Long before there was Dottie Hinson and Marla Hooch in “A League of Their Own,” there was Maybelle Blair, also known as “All the Way May.”
In fact, the legendary 1992 film was inspired by Blair and all those other amazing trailblazing women who played in the World War II era’s All-American Girls Professional Baseball League, which ran from 1943 to 1954.
Even though she’s 91 years old now, Blair is still as passionate about the game as ever. Recently, she met up with Ila Borders, 42, a former left-handed pitcher who was the first woman to earn a college baseball scholarship and the first woman to play men’s professional baseball since the 1950s. Of course, the two pioneers put their gloves on at the Boston Red Sox Women’s Fantasy Camp, where they were speaking, and fired up their arms.

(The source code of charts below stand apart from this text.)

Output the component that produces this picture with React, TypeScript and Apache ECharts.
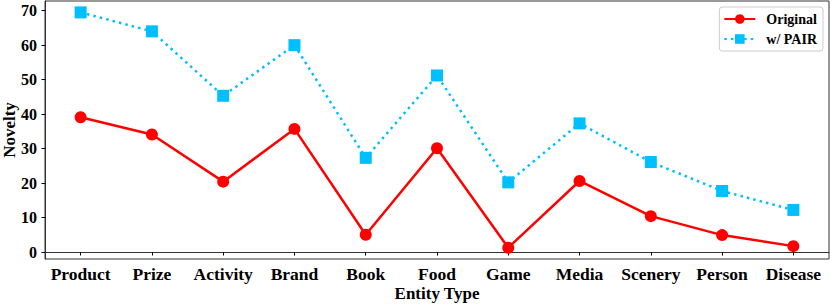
import React, { useEffect, useRef } from "react";
import * as echarts from "echarts";

const categories = ["Product", "Prize", "Activity", "Brand", "Book", "Food", "Game", "Media", "Scenery", "Person", "Disease"];
const originalValues = [39.1, 34.1, 20.4, 35.7, 5.0, 30.1, 1.25, 20.6, 10.4, 4.9, 1.7];
const pairValues = [69.5, 64.0, 45.3, 60.0, 27.3, 51.2, 20.2, 37.3, 26.1, 17.7, 12.2];
const yTicks = [0, 10, 20, 30, 40, 50, 60, 70];

const FONT = "'Liberation Serif', 'Times New Roman', serif";

export default function App() {
  const ref = useRef<HTMLDivElement>(null);
  useEffect(() => {
    if (!ref.current) return;
    const chart = echarts.init(ref.current, undefined, { renderer: "svg" });
    chart.setOption({
      animation: false,
      backgroundColor: "#ffffff",
      grid: {
        left: 45,
        right: 1,
        top: 1,
        bottom: 45,
        containLabel: false,
        outerBoundsMode: "none",
        show: true,
        borderColor: "#333333",
        borderWidth: 1,
        backgroundColor: "transparent",
      },
      legend: {
        right: 7,
        top: 7,
        orient: "vertical",
        align: "left",
        itemWidth: 31,
        itemHeight: 12,
        itemGap: 4,
        padding: [4, 6, 4, 4],
        borderColor: "#cccccc",
        borderWidth: 1,
        borderRadius: 3,
        backgroundColor: "rgba(255,255,255,0.8)",
        textStyle: {
          fontFamily: FONT,
          fontWeight: "bold",
          fontSize: 14,
          color: "#000",
          lineHeight: 16,
          padding: [0, 0, 0, 6],
        },
        data: ["Original", "w/ PAIR"],
      },
      xAxis: {
        type: "category",
        data: categories,
        boundaryGap: true,
        name: "Entity Type",
        nameLocation: "middle",
        nameGap: 26,
        nameMoveOverlap: false,
        nameTextStyle: { fontFamily: FONT, fontWeight: "bold", fontSize: 17, color: "#000" },
        axisLine: { show: true, lineStyle: { color: "#333", width: 1 } },
        axisTick: { show: true, alignWithLabel: true, length: 3.5, lineStyle: { color: "#000", width: 1 } },
        axisLabel: { fontFamily: FONT, fontWeight: "bold", fontSize: 17.5, color: "#000", margin: 6, interval: 0 },
        splitLine: { show: false },
      },
      yAxis: {
        type: "value",
        min: -2.03,
        max: 72.8,
        name: "Novelty",
        nameLocation: "middle",
        nameGap: 28,
        nameMoveOverlap: false,
        nameTextStyle: { fontFamily: FONT, fontWeight: "bold", fontSize: 17, color: "#000", lineHeight: 15 },
        axisLine: { show: true, lineStyle: { color: "#333", width: 1 } },
        axisTick: { show: true, length: 3.5, customValues: yTicks, lineStyle: { color: "#000", width: 1 } },
        axisLabel: { fontFamily: FONT, fontWeight: "bold", fontSize: 16, color: "#000", margin: 8, customValues: yTicks },
        splitLine: { show: false },
      },
      series: [
        {
          name: "Original",
          type: "line",
          data: originalValues,
          symbol: "circle",
          symbolSize: 12,
          color: "#ff0000",
          itemStyle: { color: "#ff0000" },
          lineStyle: { color: "#ff0000", width: 2.5 },
          z: 3,
        },
        {
          name: "w/ PAIR",
          type: "line",
          data: pairValues,
          symbol: "rect",
          symbolSize: 12,
          color: "#00bfff",
          itemStyle: { color: "#00bfff" },
          lineStyle: { color: "#00bfff", width: 2.5, type: [2.5, 4.1] },
          z: 2,
        },
      ],
    });
    return () => chart.dispose();
  }, []);
  return <div ref={ref} style={{ position: "fixed", left: 0, top: 0, width: 830, height: 304 }} />;
}
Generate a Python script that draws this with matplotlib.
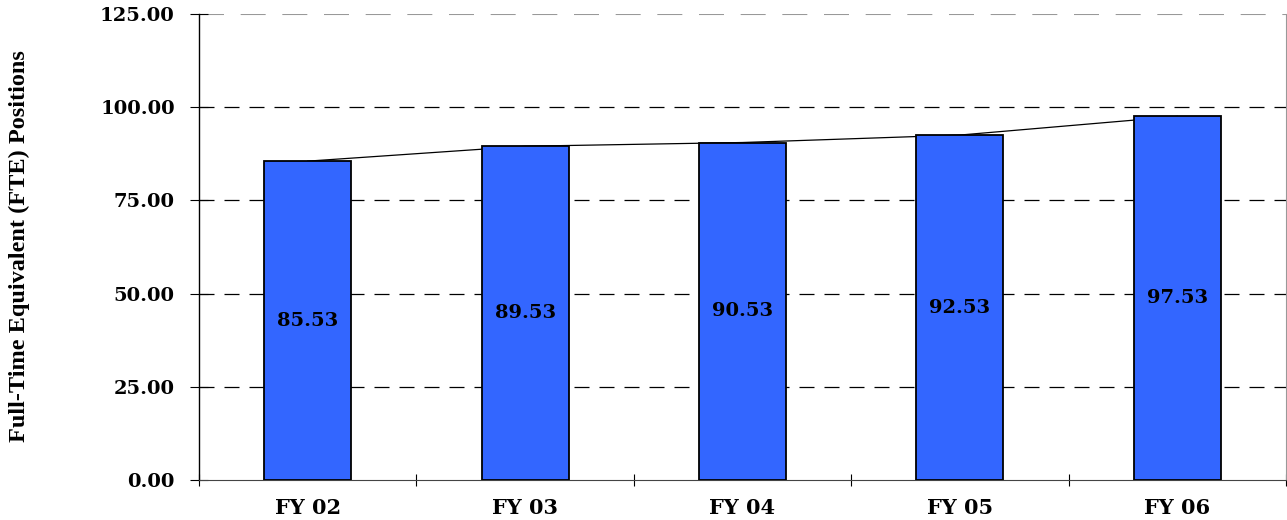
import matplotlib
matplotlib.use("Agg")
import matplotlib.pyplot as plt

years = ["FY 02", "FY 03", "FY 04", "FY 05", "FY 06"]
fte = [85.53, 89.53, 90.53, 92.53, 97.53]
yticks = [0, 25, 50, 75, 100, 125]

BLUE = "#3366FF"
WIDE = ["DejaVu Serif"]
plt.rcParams["font.family"] = WIDE
plt.rcParams["font.weight"] = "bold"

fig = plt.figure(figsize=(12.87, 5.2), dpi=100)
ax = fig.add_axes([199 / 1287, 40 / 520, 1087 / 1287, 466 / 520])

x = list(range(len(years)))
ax.plot(x, fte, color="black", lw=0.9, zorder=2)
ax.bar(x, fte, width=0.4, color=BLUE, edgecolor="black", lw=1.3, zorder=3)
for xi, v in zip(x, fte):
    ax.text(xi, v / 2, f"{v:.2f}", ha="center", va="center", fontsize=14, fontweight="bold", zorder=4)

ax.set_xlim(-0.5, len(years) - 0.5)
ax.set_ylim(0, 125)
ax.set_yticks(yticks)
ax.set_yticklabels([f"{t:.2f}" for t in yticks], fontsize=14, fontweight="bold")
ax.set_xticks(x)
ax.set_xticklabels(years, fontsize=15, fontweight="bold")
ax.set_xticks([i - 0.5 for i in range(len(years) + 1)], minor=True)
ax.tick_params(axis="x", which="major", length=0, pad=13)
ax.tick_params(axis="x", which="minor", direction="inout", length=9, width=0.8)
ax.tick_params(axis="y", direction="inout", length=13, width=0.8, pad=11)

for t in yticks[1:-1]:
    ax.axhline(t, color="black", lw=0.9, ls=(0, (12, 8)), zorder=1)
ax.axhline(125, color="#999999", lw=1.5, ls=(0, (12, 8)), zorder=1)

ax.spines["top"].set_visible(False)
ax.spines["right"].set_color("#999999")
ax.spines["left"].set_linewidth(1.0)
ax.spines["bottom"].set_color("#444444")

fig.text(0.0148, 0.527, "Full-Time Equivalent (FTE) Positions", rotation=90, ha="center", va="center",
         fontsize=17.5, fontweight="bold", family=["Liberation Serif", "DejaVu Serif"])

fig.savefig("out.png", dpi=100)
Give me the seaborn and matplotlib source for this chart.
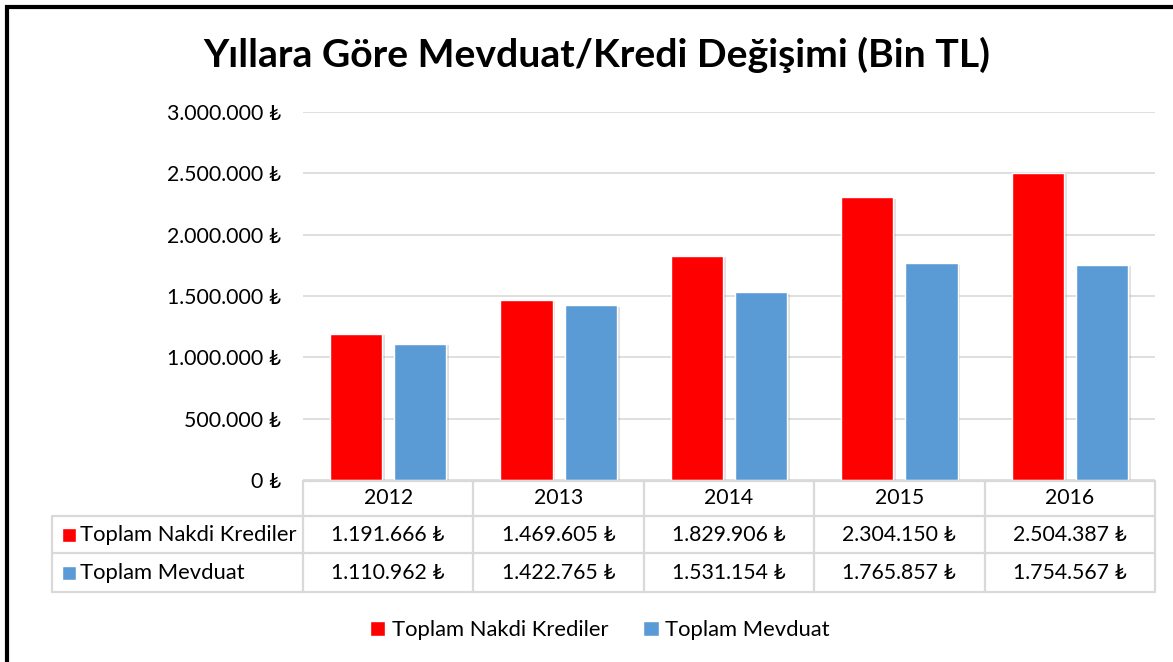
import seaborn as sns
import pandas as pd
import numpy as np
import matplotlib.pyplot as plt
import matplotlib.patheffects as pe
from matplotlib.patches import Rectangle
from matplotlib.lines import Line2D

# veriler
yillar = ['2012', '2013', '2014', '2015', '2016']
seriler = ['Toplam Nakdi Krediler', 'Toplam Mevduat']
krediler = [1191666, 1469605, 1829906, 2304150, 2504387]
mevduat = [1110962, 1422765, 1531154, 1765857, 1754567]
renkler = ['#FF0000', '#5B9BD5']
y_ticks = [0, 500000, 1000000, 1500000, 2000000, 2500000, 3000000]


def tl(v):
    # Turk usulu binlik ayraci ve TL isareti
    return f"{v:,}".replace(",", ".") + " ₺"


df = pd.DataFrame({
    'Yil': yillar * 2,
    'Seri': [seriler[0]] * 5 + [seriler[1]] * 5,
    'Deger': krediler + mevduat,
})

sns.set_style('white')
plt.rcParams['font.family'] = ['Lato', 'DejaVu Sans']
plt.rcParams['text.color'] = 'black'
plt.rcParams['ytick.color'] = 'black'

fig = plt.figure(figsize=(11.73, 6.62), dpi=100)
W, H = 1173, 662
ax = fig.add_axes([303 / W, 1 - 480 / H, 852 / W, 368 / H])

sns.barplot(data=df, x='Yil', y='Deger', hue='Seri', palette=renkler,
            width=0.753, gap=0.186, saturation=1, ax=ax, legend=False)

# golge efekti
for p in ax.patches:
    p.set_path_effects([pe.SimplePatchShadow(offset=(2, -1), shadow_rgbFace='#999999', alpha=0.3), pe.Normal()])

ax.set_xlim(-0.5, 4.5)
ax.set_ylim(0, 3000000)
ax.set_yticks(y_ticks)
ax.set_yticklabels([tl(v) for v in y_ticks], fontsize=15.3, color='black')
ax.tick_params(axis='y', length=0, pad=16)
ax.set_xticks([])
ax.set_xlabel('')
ax.set_ylabel('')
for s in ax.spines.values():
    s.set_visible(False)
ax.yaxis.grid(True, color='#d9d9d9', linewidth=1.2)
ax.set_axisbelow(True)

# veri tablosu
def fy(py):
    return (480 - py) / 368


def fx(px):
    return (px - 303) / 852


cizgi = dict(color='#d9d9d9', linewidth=1.6, transform=ax.transAxes, clip_on=False)
satir_y = [481, 516, 553, 592]
# yatay cizgiler
ax.add_line(Line2D([0, 1], [fy(481), fy(481)], **cizgi))
for py in satir_y[1:]:
    ax.add_line(Line2D([fx(52), 1], [fy(py), fy(py)], **cizgi))
# dikey cizgiler
for i in range(6):
    ax.add_line(Line2D([i / 5, i / 5], [fy(481), fy(592)], **cizgi))
ax.add_line(Line2D([fx(52), fx(52)], [fy(516), fy(592)], **cizgi))

for i, yil in enumerate(yillar):
    xc = (i + 0.5) / 5
    ax.text(xc, fy(498), yil, ha='center', va='center', fontsize=15.3, transform=ax.transAxes, clip_on=False)
    ax.text(xc, fy(535), tl(krediler[i]), ha='center', va='center', fontsize=15.3, transform=ax.transAxes, clip_on=False)
    ax.text(xc, fy(573), tl(mevduat[i]), ha='center', va='center', fontsize=15.3, transform=ax.transAxes, clip_on=False)

for j, (ad, yc) in enumerate(zip(seriler, [535, 573])):
    ax.add_patch(Rectangle((fx(62), fy(yc + 7)), 14 / 852, 14 / 368, facecolor=renkler[j],
                           transform=ax.transAxes, clip_on=False))
    ax.text(fx(80), fy(yc), ad, ha='left', va='center', fontsize=15.8, transform=ax.transAxes, clip_on=False)

# alt lejant
handles = [Rectangle((0, 0), 1, 1, facecolor=c) for c in renkler]
fig.legend(handles, seriler, loc='center', bbox_to_anchor=(600 / W, 1 - 630 / H), ncol=2,
           frameon=False, fontsize=15.8, handlelength=0.7, handleheight=0.7, handletextpad=0.3,
           columnspacing=1.6)

# baslik
fig.text(597 / W, 1 - 55 / H, 'Yıllara Göre Mevduat/Kredi Değişimi (Bin TL)', ha='center', va='center',
         fontsize=28.2, fontweight='bold', color='black')

# cerceve
fig.patches.append(Rectangle((7 / W, -0.5), 2, 1.5 - 7 / H, fill=False, edgecolor='black',
                             linewidth=3, transform=fig.transFigure, figure=fig))

plt.savefig('out.png', dpi=100)
plt.close()
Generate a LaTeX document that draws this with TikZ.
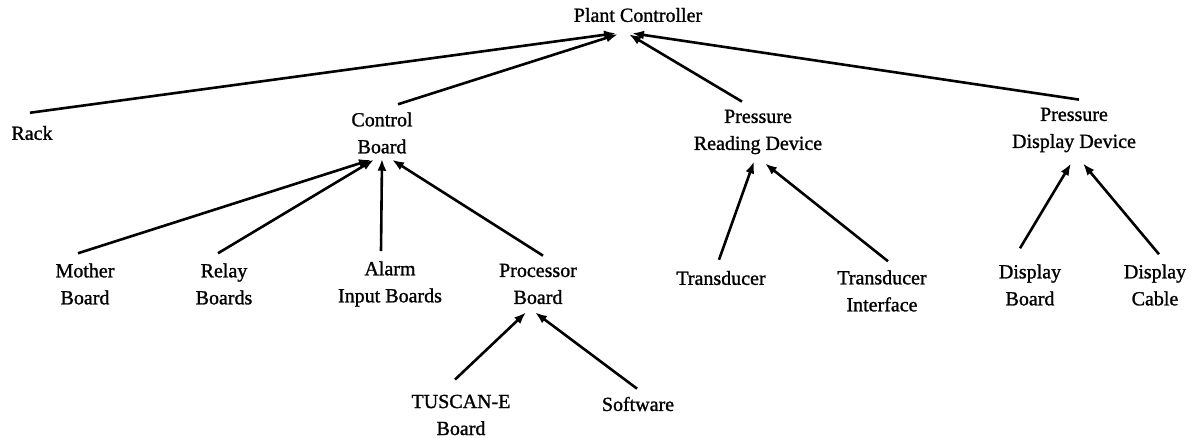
\documentclass[tikz,border=0pt]{standalone}
\usepackage{fontspec}
\setmainfont{Liberation Serif}[BoldFont=Liberation Serif,BoldFeatures={FakeBold=1.2}]
\usetikzlibrary{arrows.meta}
\begin{document}
\begin{tikzpicture}[x=1pt,y=-1pt,
  lbl/.style={inner sep=0pt,align=center,font=\fontsize{20}{27}\selectfont\bfseries},
  arr/.style={line width=2.6pt,-{Latex[length=12pt,width=9pt]}}]
\useasboundingbox (0,0) rectangle (1195,438);
\node[lbl] (plant) at (638,15) {Plant Controller};
\node[lbl] (rack) at (32,133) {Rack};
\node[lbl] (ctrl) at (382,133) {Control\\Board};
\node[lbl] (prd) at (758,132) {Pressure\\Reading Device};
\node[lbl] (pdd) at (1074,130) {Pressure\\Display Device};
\node[lbl] (mother) at (85,284) {Mother\\Board};
\node[lbl] (relay) at (224,284) {Relay\\Boards};
\node[lbl] (alarm) at (390,284) {Alarm\\Input Boards};
\node[lbl] (proc) at (538,284) {Processor\\Board};
\node[lbl] (trans) at (721,278) {Transducer};
\node[lbl] (ti) at (882,291) {Transducer\\Interface};
\node[lbl] (db) at (1030,285) {Display\\Board};
\node[lbl] (dc) at (1155,285) {Display\\Cable};
\node[lbl] (tuscan) at (461,415) {TUSCAN-E\\Board};
\node[lbl] (soft) at (638,404) {Software};
% level 1
\draw[arr] ([xshift=-2pt,yshift=13pt]rack.north) -- ([xshift=-22pt,yshift=-11pt]plant.south);
\draw[arr] ([xshift=16pt,yshift=8pt]ctrl.north) -- ([xshift=-20pt,yshift=-12pt]plant.south);
\draw[arr] ([xshift=-16pt,yshift=8pt]prd.north) -- ([xshift=-9pt,yshift=-12pt]plant.south);
\draw[arr] ([xshift=5pt,yshift=8pt]pdd.north) -- ([xshift=-6pt,yshift=-11pt]plant.south);
% control board
\draw[arr] ([xshift=-7pt,yshift=10pt]mother.north) -- ([xshift=-11pt,yshift=-6pt]ctrl.south);
\draw[arr] ([xshift=-6pt,yshift=10pt]relay.north) -- ([xshift=-8pt,yshift=-6pt]ctrl.south);
\draw[arr] ([xshift=-9pt,yshift=10pt]alarm.north) -- ([xshift=0pt,yshift=-5pt]ctrl.south);
\draw[arr] ([xshift=5pt,yshift=8pt]proc.north) -- ([xshift=10pt,yshift=-6pt]ctrl.south);
% processor board
\draw[arr] ([xshift=-6pt,yshift=15pt]tuscan.north) -- ([xshift=-12pt,yshift=-8pt]proc.south);
\draw[arr] ([xshift=-1pt,yshift=8pt]soft.north) -- ([xshift=-3pt,yshift=-8pt]proc.south);
% pressure reading device
\draw[arr] ([xshift=-2pt,yshift=11pt]trans.north) -- ([xshift=-4pt,yshift=-7pt]prd.south);
\draw[arr] ([xshift=6pt,yshift=9pt]ti.north) -- ([xshift=7pt,yshift=-9pt]prd.south);
% pressure display device
\draw[arr] ([xshift=-10pt,yshift=16pt]db.north) -- ([xshift=-3pt,yshift=-11pt]pdd.south);
\draw[arr] ([xshift=4pt,yshift=10pt]dc.north) -- ([xshift=9pt,yshift=-11pt]pdd.south);
\end{tikzpicture}
\end{document}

“Throw it hard enough so it sticks,” Blair said from the pitching mound.
“Oh throw it harder than that. … Yeah, throw it,” she said again as others looked on smiling. “You gotta throw me the ball! … Atta girl.”
Born in California, Blair was a softball pitcher before joining the Peoria Redwings of the AAGPBL in 1948. She played one season there, making $55 a week, which was more than her father made, and then moved to Chicago to play professional softball.
“I wasn’t really convinced until I put on my spikes, and there’s no sweeter music in this world…you get those spikes on, and you start walking, and hearing ‘click, click, click, click’ if you’re walking on the cement. I said, ‘Oh my God, I’m a ballplayer, and I’m going to get to play professional baseball. My dream has come true,” Blair told a group of young women in May.
Eventually, she retired her mitt and landed in California, where she attended the LA School of Physiotherapy and worked at a treatment center in Los Angeles. However, her days of blazing a new trail for women were far from over. After changing careers, she started as a chauffeur at global security company Northrop Corporation, and worked her way up to becoming one of only three female managers.
While she’s an accomplished well-rounded woman with many years of wisdom under her belt, Blair’s heart still ticks to the crack of the bat and the sweet “music” of baseball spikes. That’s why when not watching the game on television, she makes numerous appearances throughout the country to encourage younger generations of women to embrace the sport, and to help push for a women’s professional league.
And, clearly, she’s not afraid to grab a glove and show them how it’s done either.